Abu Dhabi Wants Out of Its Deal to Buy Citigroup Stock

abu-dhabi-wants-out-of-citigroup-stock-dealImagine agreeing to pay between $31.83 and $37.24 a share now for Citigroup (C). With the stock closing below $4 Tuesday, anyone would say "no deal" to such an offer today. But that's exactly the deal the Abu Dhabi Investment Authority struck in 2007 when it agreed to invest $7.5 billion in Citigroup. The ADIA pumped billions into Citigroup in exchange for an 11% dividend until March of next year. Then, over 18 months starting on March 15, those equity units get converted into common stock -- at those $30-plus price levels. Needless to say, while that dividend looked great to the ADIA at the time, the price to swap now makes it a really bad bargain.

So Abu Dhabi, which just bailed out Dubai with a $10 billion loan, is looking to escape the Citi deal, and is also suing the company for $4 billion in damages, alleging "fraudulent misrepresentations." The experts who talked with Bloombergand The Wall Street Journal believe Abu Dhabi's chances of winning its court case are slim, but it may be able to use the suit as a lever to negotiate a more reasonable price at which to swap the stock. Paying over $30 for a share of stock that closed at $3.56 on Tuesday is clearly ridiculous. Still, even with the lawsuit, Abu Dhabi will likely take a loss on the deal.

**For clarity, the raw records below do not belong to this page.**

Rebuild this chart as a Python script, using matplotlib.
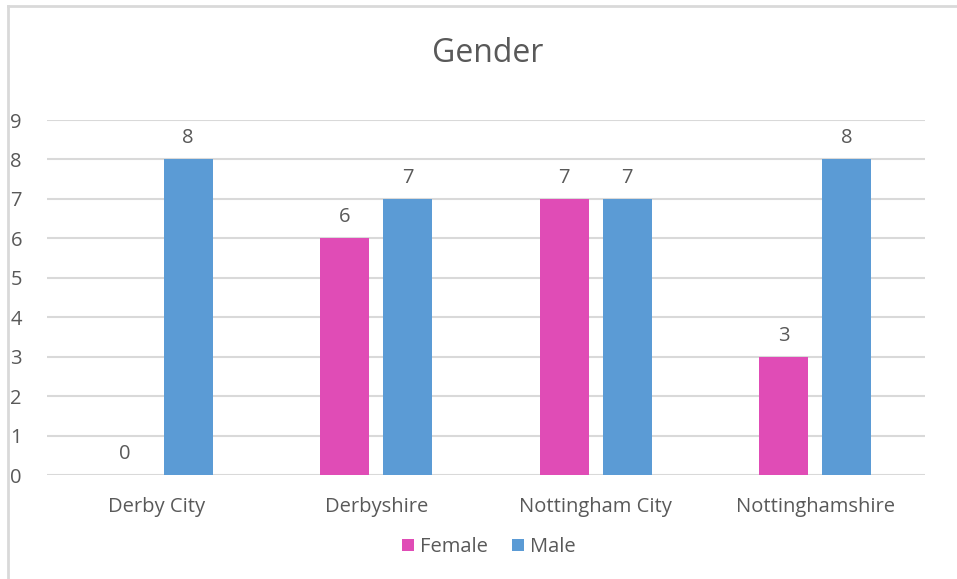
import numpy as np
import matplotlib.pyplot as plt
from matplotlib.lines import Line2D

categories = ["Derby City", "Derbyshire", "Nottingham City", "Nottinghamshire"]
female = [0, 6, 7, 3]
male = [8, 7, 7, 8]
yticks = list(range(0, 10))

FEMALE_COL = "#E04CB6"
MALE_COL = "#5B9BD5"
TXT = "#595959"
GRID = "#D9D9D9"

plt.rcParams['font.family'] = ['Open Sans', 'DejaVu Sans']

fig = plt.figure(figsize=(9.57, 5.79), dpi=100)
ax = fig.add_axes([0.0491, 0.1796, 0.9175, 0.6131])

x = np.arange(len(categories))
w = 0.223
off = 0.1435
b1 = ax.bar(x - off, female, w, color=FEMALE_COL, label="Female", zorder=3)
b2 = ax.bar(x + off, male, w, color=MALE_COL, label="Male", zorder=3)

for bars in (b1, b2):
    for r in bars:
        h = r.get_height()
        ax.annotate(f"{h:g}", (r.get_x() + r.get_width() / 2, h),
                    xytext=(0, 8), textcoords="offset points",
                    ha="center", va="bottom", fontsize=14.5, color=TXT)

ax.set_xlim(-0.5, len(categories) - 0.5)
ax.set_ylim(0, 9)
ax.set_yticks(yticks)
ax.set_xticks(x)
ax.set_xticklabels(categories)
ax.grid(axis="y", color=GRID, linewidth=1.5, zorder=0)
for s in ax.spines.values():
    s.set_visible(False)
ax.tick_params(axis="both", length=0, labelsize=14.5, labelcolor=TXT)
ax.tick_params(axis="y", pad=18)
ax.tick_params(axis="x", pad=16)

fig.text(0.51, 0.908, "Gender", ha="center", va="center", fontsize=23, color=TXT)

fig.legend(handles=[b1, b2], loc="center", bbox_to_anchor=(0.511, 0.055), ncol=2,
           frameon=False, fontsize=14.5, handlelength=0.6, handleheight=0.6,
           handletextpad=0.3, columnspacing=1.2, labelcolor=TXT)

# chart frame edge visible in the screenshot
fig.add_artist(Line2D([8 / 957, 8 / 957], [0, 1 - 6 / 579], color=GRID, linewidth=2,
                      transform=fig.transFigure))
fig.add_artist(Line2D([8 / 957, 1], [1 - 6 / 579, 1 - 6 / 579], color=GRID, linewidth=2,
                      transform=fig.transFigure))

fig.savefig("out.png", dpi=100)
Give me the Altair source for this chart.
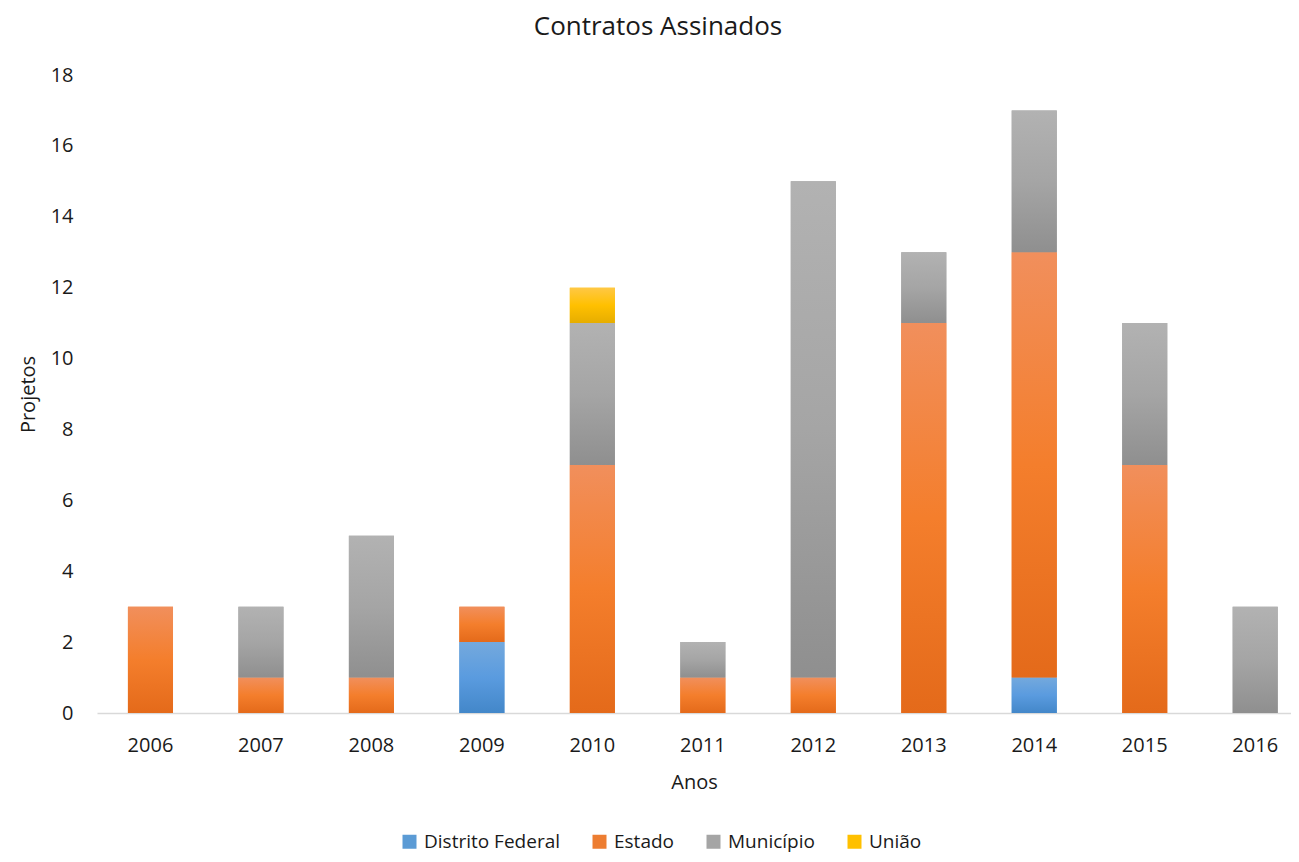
import altair as alt
import pandas as pd

years = ["2006", "2007", "2008", "2009", "2010", "2011", "2012", "2013", "2014", "2015", "2016"]
series = ["Distrito Federal", "Estado", "Município", "União"]
distrito_federal = [0, 0, 0, 2, 0, 0, 0, 0, 1, 0, 0]
estado = [3, 1, 1, 1, 7, 1, 1, 11, 12, 7, 0]
municipio = [0, 2, 4, 0, 4, 1, 14, 2, 4, 4, 3]
uniao = [0, 0, 0, 0, 1, 0, 0, 0, 0, 0, 0]
y_ticks = [0, 2, 4, 6, 8, 10, 12, 14, 16, 18]

solid = ["#5B9BD5", "#ED7D31", "#A5A5A5", "#FFC000"]
grad = {
    "Distrito Federal": ["#74A9DD", "#5A9BDF", "#4387C9"],
    "Estado": ["#F18F5C", "#F47E2C", "#E46A1A"],
    "Município": ["#B2B2B2", "#A5A5A5", "#8F8F8F"],
    "União": ["#FFC845", "#FFC000", "#E6AD00"],
}

rows = []
for i, s in enumerate(series):
    vals = [distrito_federal, estado, municipio, uniao][i]
    for y, v in zip(years, vals):
        if v > 0:
            rows.append({"Ano": y, "Tipo": s, "ordem": i, "valor": v})
df = pd.DataFrame(rows)

FONT = "Open Sans"
TXT = "#1a1a1a"

xscale = alt.Scale(domain=years, paddingInner=0.592, paddingOuter=0.2, align=0.7)
yscale = alt.Scale(domain=[0, 18], nice=False)

base = alt.Chart(df).transform_stack(
    stack="valor", groupby=["Ano"], as_=["y0", "y1"], sort=[alt.SortField("ordem", order="ascending")]
)

enc_x = alt.X("Ano:N", scale=xscale,
              axis=alt.Axis(title="Anos", labelAngle=0, ticks=False, domainColor="#D9D9D9",
                            domainWidth=1.5, labelPadding=22, titlePadding=17, grid=False))
enc_y = alt.Y("y0:Q", scale=yscale,
              axis=alt.Axis(title="Projetos", values=y_ticks, ticks=False, domain=False, grid=False,
                            labelPadding=24, titlePadding=12))

legend_layer = base.mark_bar().encode(
    x=enc_x,
    y=enc_y,
    y2="y1:Q",
    color=alt.Color("Tipo:N", scale=alt.Scale(domain=series, range=solid),
                    legend=alt.Legend(title=None, orient="none", direction="horizontal",
                                      legendX=303, legendY=757, symbolType="square",
                                      symbolSize=196, labelFontSize=19, columnPadding=30,
                                      labelOffset=5, labelColor=TXT, labelFont=FONT,
                                      symbolStrokeWidth=0)),
)

layers = [legend_layer]
for s in series:
    c = grad[s]
    g = alt.Gradient(gradient="linear",
                     stops=[alt.GradientStop(color=c[0], offset=0),
                            alt.GradientStop(color=c[1], offset=0.5),
                            alt.GradientStop(color=c[2], offset=1)],
                     x1=0, x2=0, y1=0, y2=1)
    layers.append(
        base.transform_filter(alt.datum.Tipo == s).mark_bar(color=g).encode(
            x=alt.X("Ano:N", scale=xscale),
            y=alt.Y("y0:Q", scale=yscale),
            y2="y1:Q",
        )
    )

chart = alt.layer(*layers).properties(
    width=1194,
    height=638,
    title=alt.TitleParams("Contratos Assinados", fontSize=26, font=FONT, color=TXT,
                          fontWeight="normal", anchor="middle", dx=-36, offset=25),
    autosize=alt.AutoSizeParams(type="none"),
    padding={"left": 89, "top": 67, "right": 0, "bottom": 141},
).configure_view(stroke=None).configure_axis(
    labelFont=FONT, titleFont=FONT, labelFontSize=20, titleFontSize=20,
    labelColor=TXT, titleColor=TXT, titleFontWeight="normal"
).configure_legend(padding=0)

chart.save("out.html", embed_options={"renderer": "svg", "actions": False})
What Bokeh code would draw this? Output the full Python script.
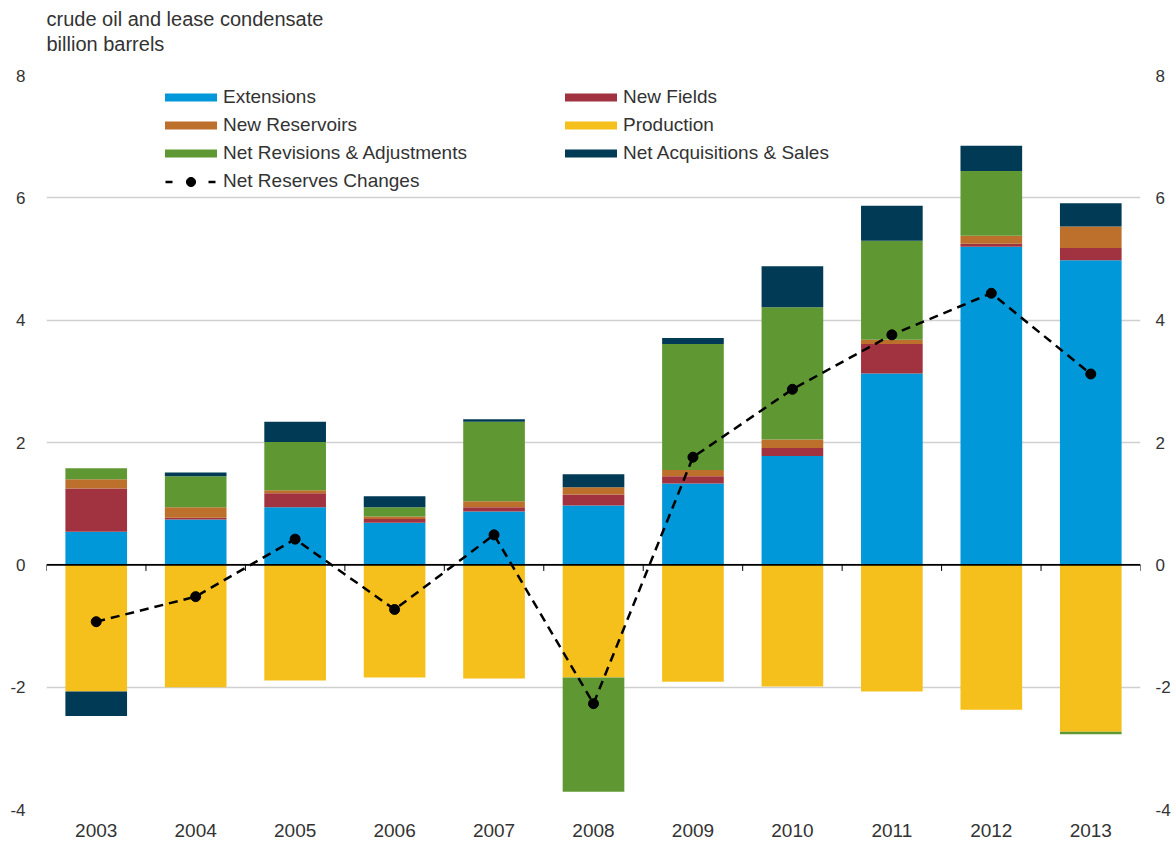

The Citigroup equity units that ADIA purchased require the bank to remarket junior-ranking debt securities. The proceeds from the sale would then be used to buy Citigroup common stock in four equal installments between March 15, 2010, and Sept. 15, 2011. The equity units could be swapped for as many as 235.6 million shares.

Other sovereign wealth funds have fared much better with their Citigroup deals:
  • The Kuwait Investment Authority sold its stake in Citigroup for $4.1 billion and made a $1.1 billion profit.
  • Singapore Investment Corp. cut its stake in Citigroup to less than 5% from more than 9% and gained $1.6 billion
As part of Citigroup's deal to exit the Troubled Asset Relief Program, the U.S. government plans to sell as much as $5 billion of its common stock soon and will unload the rest over the next six to 12 months. The government is expected to make at least a $13 billion profit on the deal. Citigroup also plans to issue $17 billion in common stock and $3.5 billion in "tangible equity units" to repay TARP funds.

With all these shares changing hands, the downward pressure on Citigroup stock will likely continue well past March 15, 2010, the date upon which Abu Dhabi's stake begins to convert to common stock.

Bending the Tax Rules

In a related story, the Treasury Department and the IRS agreed to help Citigroup prop up its share price by foregoing billions of dollars in potential tax payments as part of its deal to wean the company from TARP, according to a story in The Washington Post. Last Friday, the IRS issued an exception to long-standing tax rules that will allow Citigroup and a few other companies partially owned by the government to retain billions of dollars worth of tax breaks that otherwise would have declined in value when the government sold its shares to private investors.

U.S. taxpayers could be taking a larger loss in tax revenue than Abu Dhabi is taking on its stock swap, depending on future profits of Citigroup. At the end of the third quarter, Citigroup said the value of its recent losses was $38 billion. The deal granted by the IRS will allow Citigroup to avoid paying taxes on its next $38 billion in profits. While no one can set a precise value on this deal because it depends on Citigroup's future profitability and other factors, experts believe Citi will save at least several billion dollars as a result of the IRS rule change.

Looks like both U.S. taxpayers and the sovereign investors of Abu Dhabi will be getting the short end of the stick as Citigroup rebuilds its balance sheet and moves slowly back toward profitability.